Soziale Aspekte: Der Leser erhält viele Einblicke in die damaligen sozialen Verhältnisse. Besonders das eingebildete bürgerliche Umfeld in Stuttgart wird hier von Hackländer kritisiert.

"... Demnach stellen Sie eine Putzmacherin, Nähterin etc. über unsere Töchter und erkennen jenen wenigstens in der Gesellschaft den gleichen Rang zu?" "Unter den oben angegebenen Verhältnissen," versetzte der Hauptmann, "allerdings, das heißt in der menschlichen Gesellschaft; in der Gesellschaft dagegen, wie sie ein hohes und verehrungswürdiges Publikum versteht, kann man so etwas freilich nicht verlangen, und da brauche ich nicht einmal einen solch riesenhaften Sprung zu machen, wie von der Nähterin zur Hofrätin, und weiß wohl, daß viel kleinere Rangdifferenzen sich dort nicht zusammenfügen lassen. Dafür ist aber auch, meine Damen," sagte der Hauptmann, welcher warm wurde, "von einer Gesellschaft nichts zu erwarten, in der jede Rangklasse und tausend Taler mehr Vermögen ein eigenes Zimmer, ein eigenes Lokal bedingen."
"Sie wollen demnach," kreischte die Sekretärin, "alle Standesunterschiede niederreißen?"
"Durchaus nicht," sagte ruhig der Hauptmann, "aber alle Standesüberhebungen, wenn ich es könnte, mit den Füßen niedertreten. Ich kann und will nunmal nicht einsehen, daß der, welcher in glücklicheren Verhältnissen geboren ist, als ich, berechtigt sein soll, mir auf dem Kopf herumzutreten, und mich fühlen zu lassen, er sei aus einem besseren Stoff als ich." ... ...

"Sie wollten sagen," versetzte der Hauptmann, ironisch lächelnd, "daß jene Klasse der menschlichen Gesellschaft nicht so die Mittel hat, ihr Tun und Lassen zu verschleiern, wie andere, und daß man viel eher reden hört von den Fehltritten von zwanzig Putzmacherinnen, als von denen einer einzigen Bürgerstochter. Ich gebe das gern zu, nur müssen Sie bedenken, daß die Ansicht, welche Sie von dem Lebenswandel dergleichen Mädchen haben und welche Sie, meine Damen, täglich aussprechen, sehr viel Schuld an der Immoralität derselben trägt. Wenn jemand weiß, Sie halten ihn unbedingt für einen Dieb, weil sein Bruder einer war, so denkt er vielleicht: was hilft's mir, daß ich nicht stehle, man glaubt mir's doch nicht! -- -- Ich will das gerade nicht entschuldigen, aber es ist so." ...
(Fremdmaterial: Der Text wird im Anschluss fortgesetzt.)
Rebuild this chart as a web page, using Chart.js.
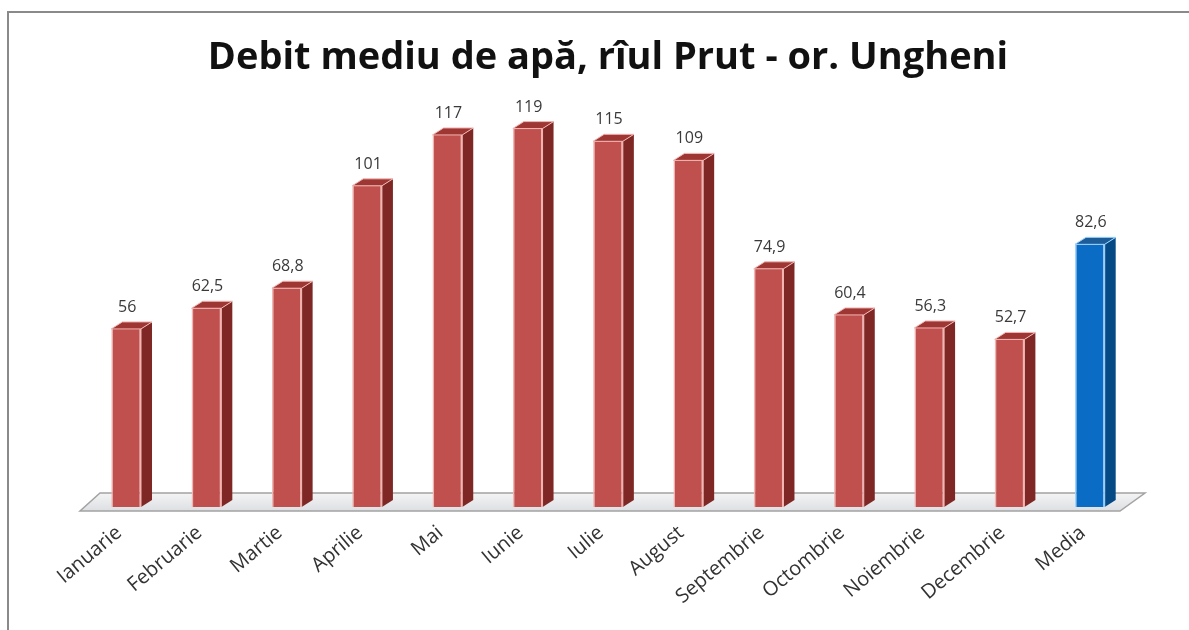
<!DOCTYPE html>
<html>
<head>
<meta charset="utf-8">
<script src="https://cdn.jsdelivr.net/npm/chart.js@4.4.1/dist/chart.umd.min.js"></script>
<style>
  html, body { margin: 0; padding: 0; background: #fff; }
  #wrap { width: 1189px; height: 630px; position: relative; }
</style>
</head>
<body>
<div id="wrap"><canvas id="barChart"></canvas></div>
<script>
/* Debit mediu de apa - 3D look bars */

var months = ["Ianuarie", "Februarie", "Martie", "Aprilie", "Mai", "Iunie", "Iulie",
    "August", "Septembrie", "Octombrie", "Noiembrie", "Decembrie", "Media"];
var debit = [56, 62.5, 68.8, 101, 117, 119, 115, 109, 74.9, 60.4, 56.3, 52.7, 82.6];
var titleText = "Debit mediu de apă, rîul Prut - or. Ungheni";

var FONT = "'Open Sans', sans-serif";
var DX = 11, DY = 7;

// front / side / top colours, last bar (Media) is blue
var frontCol = months.map(function (m, i) { return i === months.length - 1 ? "#0A6CC4" : "#C0504D"; });
var edgeCol = months.map(function (m, i) { return i === months.length - 1 ? "#9FD4FF" : "#F3B5B2"; });
var sideCol = months.map(function (m, i) { return i === months.length - 1 ? "#064A85" : "#7E2725"; });
var topCol = months.map(function (m, i) { return i === months.length - 1 ? "#1B5C99" : "#9E3734"; });

function fmt(v) {
    return String(v).replace(".", ",");
}

var framePlugin = {
    id: "frame",
    beforeDraw: function (chart) {
        var ctx = chart.ctx;
        ctx.save();
        ctx.fillStyle = "#ffffff";
        ctx.fillRect(0, 0, chart.width, chart.height);
        ctx.strokeStyle = "#8a8a8a";
        ctx.lineWidth = 2;
        ctx.beginPath();
        ctx.moveTo(8, chart.height);
        ctx.lineTo(8, 12);
        ctx.lineTo(chart.width, 12);
        ctx.stroke();
        ctx.restore();
    },
    beforeDatasetsDraw: function (chart) {
        // the floor
        var ctx = chart.ctx, a = chart.chartArea;
        var b = chart.scales.y.getPixelForValue(0);
        ctx.save();
        ctx.beginPath();
        ctx.moveTo(a.left - 6, b + 4);
        ctx.lineTo(a.right - 10, b + 4);
        ctx.lineTo(a.right + 15, b - 14);
        ctx.lineTo(a.left + 14, b - 14);
        ctx.closePath();
        var g = ctx.createLinearGradient(0, b - 14, 0, b + 4);
        g.addColorStop(0, "#f4f4f4");
        g.addColorStop(1, "#dcdfe3");
        ctx.fillStyle = g;
        ctx.fill();
        ctx.strokeStyle = "#a3a3a3";
        ctx.lineWidth = 1.5;
        ctx.stroke();
        ctx.restore();
    },
    afterDatasetsDraw: function (chart) {
        var ctx = chart.ctx;
        var meta = chart.getDatasetMeta(0);
        ctx.save();
        meta.data.forEach(function (bar, i) {
            var p = bar.getProps(["x", "y", "base", "width"], true);
            var l = p.x - p.width / 2, r = p.x + p.width / 2;
            // side
            ctx.beginPath();
            ctx.moveTo(r, p.y);
            ctx.lineTo(r + DX, p.y - DY);
            ctx.lineTo(r + DX, p.base - DY);
            ctx.lineTo(r, p.base);
            ctx.closePath();
            ctx.fillStyle = sideCol[i];
            ctx.fill();
            // top
            ctx.beginPath();
            ctx.moveTo(l, p.y);
            ctx.lineTo(r, p.y);
            ctx.lineTo(r + DX, p.y - DY);
            ctx.lineTo(l + DX, p.y - DY);
            ctx.closePath();
            ctx.fillStyle = topCol[i];
            ctx.fill();
            ctx.strokeStyle = edgeCol[i];
            ctx.lineWidth = 1;
            ctx.stroke();
            ctx.beginPath();
            ctx.moveTo(r, p.base);
            ctx.lineTo(r, p.y);
            ctx.stroke();
            // value label
            ctx.fillStyle = "#3a3a3a";
            ctx.font = "16px " + FONT;
            ctx.textAlign = "center";
            ctx.textBaseline = "alphabetic";
            ctx.fillText(fmt(debit[i]), p.x + 1, p.y - 17);
        });
        ctx.restore();
    }
};

var barChartData = {
    labels: months,
    datasets: [
        {
            label: "Debit",
            data: debit,
            backgroundColor: frontCol,
            borderColor: edgeCol,
            borderWidth: { left: 1.5, right: 1.5, top: 0, bottom: 0 },
            borderSkipped: false,
            categoryPercentage: 1.0,
            barPercentage: 0.37
        }
    ]
};

var chartOptions = {
    responsive: false,
    animation: false,
    layout: {
        padding: { left: 86, right: 59, top: 0, bottom: 0 }
    },
    plugins: {
        legend: { display: false },
        tooltip: { enabled: false },
        title: {
            display: true,
            text: titleText,
            color: "#111",
            font: { family: FONT, size: 38, weight: "bold" },
            padding: { top: 35, bottom: 13 }
        }
    },
    scales: {
        x: {
            grid: { display: false },
            border: { display: false },
            ticks: {
                color: "#333",
                font: { family: FONT, size: 20 },
                minRotation: 40,
                maxRotation: 40,
                padding: 6,
                labelOffset: -7,
                autoSkip: false
            },
            afterFit: function (scale) {
                scale.height = 123;
            }
        },
        y: {
            display: false,
            min: 0,
            max: 130
        }
    }
};

window.onload = function () {
    var canvas = document.getElementById("barChart");
    canvas.width = 1189;
    canvas.height = 630;
    var ctx = canvas.getContext("2d");
    window.myBar = new Chart(ctx, {
        type: "bar",
        data: barChartData,
        options: chartOptions,
        plugins: [framePlugin]
    });
};
</script>
</body>
</html>
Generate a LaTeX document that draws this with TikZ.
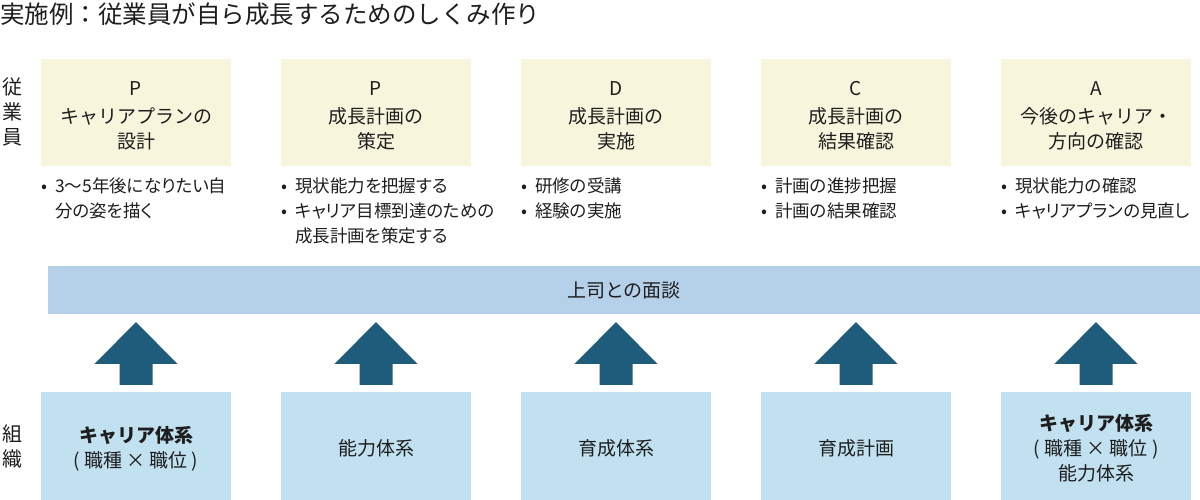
\documentclass[tikz,border=0pt]{standalone}
\usepackage{fontspec}
\setmainfont{Noto Sans CJK JP}
\newfontfamily\paltfont{Noto Sans CJK JP}[RawFeature={+palt}]
\usepackage{tikz}
\usetikzlibrary{calc}
\definecolor{planfill}{HTML}{F7F6DC}
\definecolor{talkfill}{HTML}{B5D0E9}
\definecolor{sysfill}{HTML}{C1E1F0}
\definecolor{upfill}{HTML}{1F5B7B}
\definecolor{ink}{HTML}{1E1E1E}
\tikzset{
  phasebox/.style = {fill=planfill, minimum width=190pt, minimum height=107pt,
                     inner sep=0pt},
  sysbox/.style   = {fill=sysfill, minimum width=190pt, minimum height=108pt,
                     inner sep=0pt},
  boxtext/.style  = {align=center, inner sep=0pt, text=ink,
                     font=\fontsize{19}{25}\selectfont},
  notes/.style    = {anchor=north west, inner sep=0pt, text=ink,
                     font=\paltfont\fontsize{17.5}{25}\selectfont},
  sidelabel/.style= {align=center, inner sep=0pt, text=ink,
                     font=\fontsize{20}{25}\selectfont}
}
\newcommand{\notelist}[1]{\begin{tabular}{@{}p{14pt}@{}l@{}}#1\end{tabular}}
\newcommand{\blockarrow}[1]{
  \fill[upfill] ($(#1.north)+(-16.5,-7)$) -- ++(0,-21) -- ++(-25,0)
    -- ($(#1.north |- talk.south)+(0,8)$)
    -- ($(#1.north)+(41.5,-28)$) -- ++(-25,0) -- ++(0,21) -- cycle;
}
\newcommand{\phasecol}[5]{
  \node[phasebox] (p#1) at (#2,112.5) {};
  \node[boxtext] (pt#1) at ($(p#1.center)+(0,3.5)$) {#3};
  \node[notes] (n#1) at (#2-95,175) {\notelist{#4}};
  \node[sysbox] (s#1) at (#2,446) {};
  \node[boxtext] (st#1) at ($(s#1.center)+(0,2.5)$) {#5};
  \blockarrow{s#1}
}

\begin{document}
\begin{tikzpicture}[x=1pt,y=-1pt]
  \useasboundingbox (0,0) rectangle (1200,500);
  \node[anchor=west, inner sep=0pt, text=ink, font=\fontsize{24.5}{26}\selectfont]
    (title) at (0,14) {実施例：従業員が自ら成長するためのしくみ作り};
  \node[sidelabel] (emp) at (12,112) {従\\業\\員};
  \node[sidelabel] (org) at (12,446) {組\\織};
  \node[fill=talkfill, minimum width=1152pt, minimum height=48pt, inner sep=0pt,
        text=ink, font=\fontsize{19}{25}\selectfont] (talk) at (624,290) {上司との面談};
  \phasecol{1}{136}{P\\[3pt]キャリアプランの\\設計}
    {•&3～5年後になりたい自\\&分の姿を描く}
    {{\bfseries キャリア体系}\\( 職種 × 職位 )}
  \phasecol{2}{376}{P\\[3pt]成長計画の\\策定}
    {•&現状能力を把握する\\•&キャリア目標到達のための\\&成長計画を策定する}
    {能力体系}
  \phasecol{3}{616}{D\\[3pt]成長計画の\\実施}
    {•&研修の受講\\•&経験の実施}
    {育成体系}
  \phasecol{4}{856}{C\\[3pt]成長計画の\\結果確認}
    {•&計画の進捗把握\\•&計画の結果確認}
    {育成計画}
  \phasecol{5}{1096}{A\\[3pt]今後のキャリア・\\方向の確認}
    {•&現状能力の確認\\•&キャリアプランの見直し}
    {{\bfseries キャリア体系}\\( 職種 × 職位 )\\能力体系}
\end{tikzpicture}
\end{document}
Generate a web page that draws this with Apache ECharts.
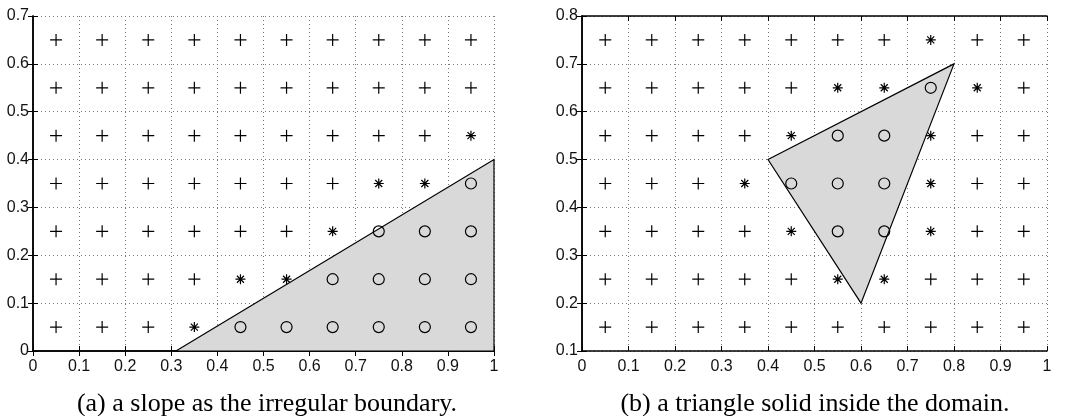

Der Hauptmann schwieg, die Damen schwiegen auch, nicht als ob sie sich überwunden gefühlt, nein, sie erkannten den Hauptmann nicht mehr als ebenbürtigen Gegner und hielten es unter ihrer Würde, demselben ferner zu antworten, und als bald darauf die Teegesellschaft auseinander ging, als alle der Frau Stadträtin Schwämmle versicherten, einen köstlichen Abend verlebt zu haben, und darauf die meisten voll Gift und Galle schieden, war es stillschweigend unter ihnen ausgemacht, den Hauptmann zu keiner Teegesellschaft mehr einzuladen.